When he saw me ambling out, Dariush hung up reluctantly and spread his arms out in front of the door, blocking my exit. You, you who aren't standing so much as swaying, you want to
go walk down the street?
Flopping home drunk, a regular ritual for young people all around the world, was a dangerous proposition in Iran; if you were unlucky enough to be picked up by the police, or run into a
Basij
checkpoint, you could spend the night in prison, or get beaten up on the street. The breathalyzer test was usually a Kalashnikov against your throat, and much suspicious sniffing by a bearded eighteen-year-old vigilante from impoverished south Tehran, who despised you for having all the economic and social privileges denied him. If you were a woman, urban legend held that you might have your virginity checked at the local precinct. Equally horrid, and far more common, was one punishment for being found with a man not your husband: forcible marriage.

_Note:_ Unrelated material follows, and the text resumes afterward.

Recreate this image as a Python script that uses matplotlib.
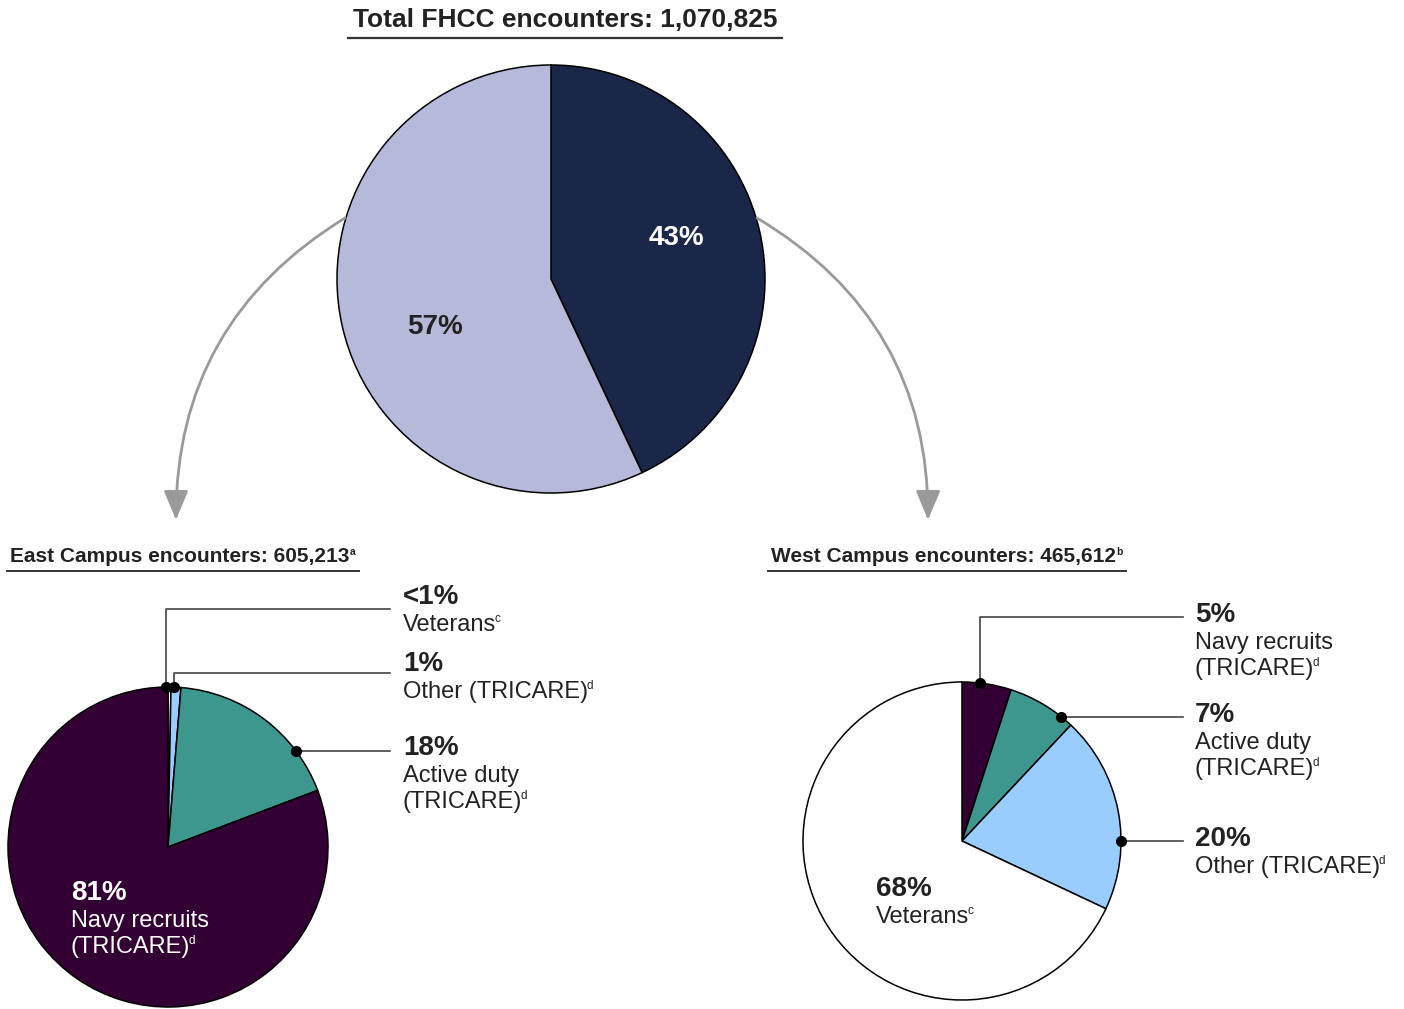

But I insisted on walking home, and so Dariush put on his coat too, in a rare act of gallantry. Open your mouth, he said. I parted my lips slowly, hoping guiltily he was going to give me a cigarette, since I was too uncoordinated to get out my own. Instead, he stuffed three pieces of gum into my mouth, to cover the smell of the alcohol.

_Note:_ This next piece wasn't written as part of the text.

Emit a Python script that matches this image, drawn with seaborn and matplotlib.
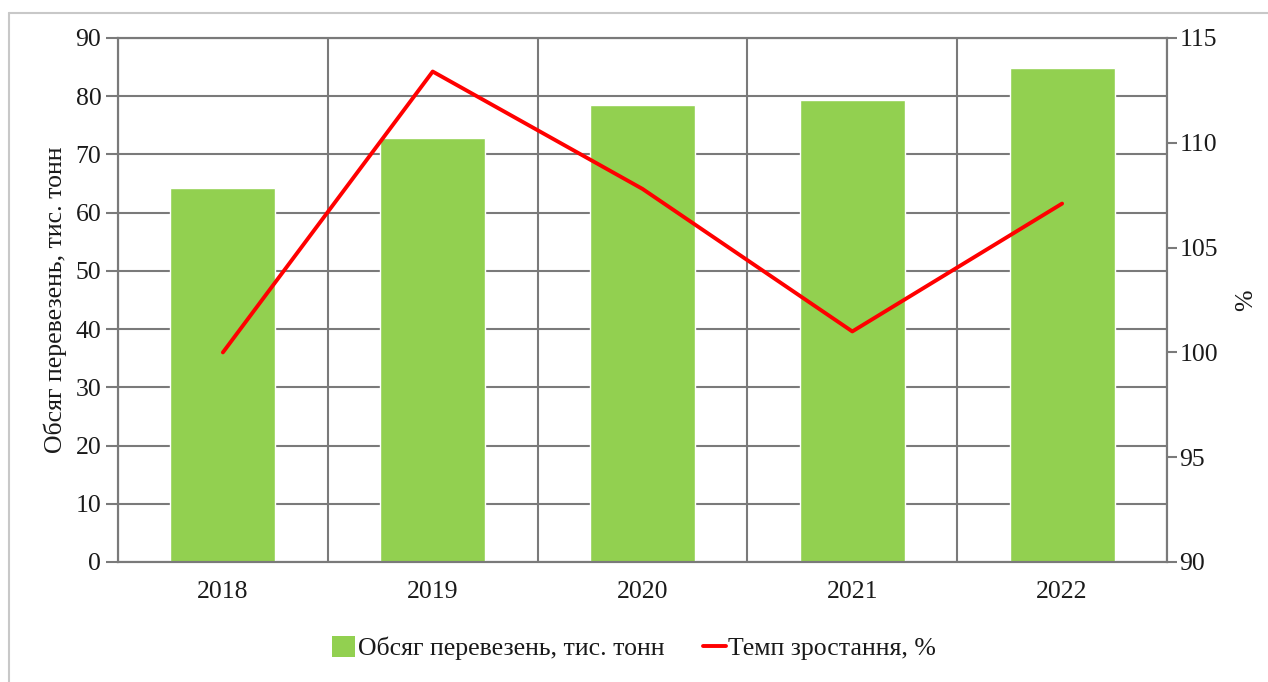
import numpy as np
import pandas as pd
import matplotlib
matplotlib.use("Agg")
import matplotlib.pyplot as plt
from matplotlib.lines import Line2D
from matplotlib.patches import Patch
import seaborn as sns

# ==========================================
# Дані
# ==========================================
years = ["2018", "2019", "2020", "2021", "2022"]
volume = [64.2, 72.8, 78.5, 79.4, 84.9]          # Обсяг перевезень, тис. тонн
growth = [100.0, 113.4, 107.8, 101.0, 107.1]     # Темп зростання, %

bar_label = "Обсяг перевезень, тис. тонн"
line_label = "Темп зростання, %"

BAR_COLOR = "#92D050"
LINE_COLOR = "#FF0000"
GRID_COLOR = "#7a7a7a"
TEXT_COLOR = "#1a1a1a"
FS = 18.5

sns.set_theme(style="white")
plt.rcParams['font.family'] = ['Liberation Serif', 'DejaVu Serif']
plt.rcParams['font.size'] = FS
plt.rcParams['text.color'] = TEXT_COLOR

df = pd.DataFrame({"year": years, "volume": volume, "growth": growth})

fig = plt.figure(figsize=(12.68, 6.82), dpi=100)
ax = fig.add_axes([118 / 1268, 1 - 562 / 682, (1167 - 118) / 1268, (562 - 38) / 682])

sns.barplot(data=df, x="year", y="volume", color=BAR_COLOR, width=0.5,
            saturation=1, ax=ax, zorder=2)
ax.set_axisbelow(True)
ax.set_ylim(0, 90)
ax.set_xlim(-0.5, len(years) - 0.5)
ax.set_yticks(np.arange(0, 91, 10))
ax.set_xlabel("")
ax.set_ylabel(bar_label, fontsize=FS, labelpad=6, color=TEXT_COLOR)

# сітка: горизонтальна по лівій осі, вертикальна по межах категорій
ax.set_xticks(np.arange(-0.5, len(years), 1), minor=True)
ax.grid(axis="y", color=GRID_COLOR, linewidth=1.5)
ax.grid(axis="x", which="minor", color=GRID_COLOR, linewidth=1.5)
ax.tick_params(axis="x", which="major", length=0, pad=14, labelsize=FS, labelcolor=TEXT_COLOR)
ax.tick_params(axis="x", which="minor", length=7, color=GRID_COLOR, direction="out", width=1.5)
ax.tick_params(axis="y", length=9, color=GRID_COLOR, direction="out", width=1.5, left=True,
               pad=3, labelsize=FS, labelcolor=TEXT_COLOR)

for side in ["left", "bottom", "right", "top"]:
    ax.spines[side].set_color(GRID_COLOR)
    ax.spines[side].set_linewidth(1.5)

# права вісь: темп зростання
ax2 = ax.twinx()
sns.lineplot(x=np.arange(len(years)), y=growth, color=LINE_COLOR, linewidth=2.8, ax=ax2)
ax2.set_ylim(90, 115)
ax2.set_yticks(np.arange(90, 116, 5))
ax2.set_ylabel("%", fontsize=FS, labelpad=12, color=TEXT_COLOR)
ax2.tick_params(axis="y", length=7, color=GRID_COLOR, direction="out", width=1.5, right=True,
                pad=2, labelsize=FS, labelcolor=TEXT_COLOR)
for side in ["left", "bottom", "right", "top"]:
    ax2.spines[side].set_color(GRID_COLOR)
    ax2.spines[side].set_linewidth(1.5)
ax2.grid(False)

# легенда
handles = [Patch(facecolor=BAR_COLOR, edgecolor="none"),
           Line2D([0], [0], color=LINE_COLOR, linewidth=2.8)]
fig.legend(handles, [bar_label, line_label], loc="center",
           bbox_to_anchor=(0.5, 1 - 648 / 682), ncol=2, frameon=False,
           fontsize=FS, handlelength=0.9, handleheight=0.9, handletextpad=0.1,
           columnspacing=1.5)

# рамка рисунка (ліва та верхня межі)
fig.add_artist(Line2D([9 / 1268, 9 / 1268], [0, 1 - 13 / 682], color="#c8c8c8", linewidth=1.5))
fig.add_artist(Line2D([9 / 1268, 1], [1 - 13 / 682, 1 - 13 / 682], color="#c8c8c8", linewidth=1.5))

fig.savefig("out.png", dpi=100)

As we ambled down the dark street, it became clear I would have a hard time walking unassisted; Dariush had to take my arm, which made us conspicuous. I remember finding the situation very funny, but he thought it was disastrous. A garbage truck was slowly making its way down the hill, and he flagged it down, pumping a frantic arm into the air. Can you give us a lift to the bottom? He grabbed my arm and hauled me onto the edge of the truck, our toes shoved perilously close to the wheels. We occupied the stinking, one-foot gap between the trash and the cabin, commanded by Afghan workers. Do. You. Realize. What. You've. Done. I screamed. This is garbage! I'm being transported with
refuse
. This is madness. Why don't you people revolt or something?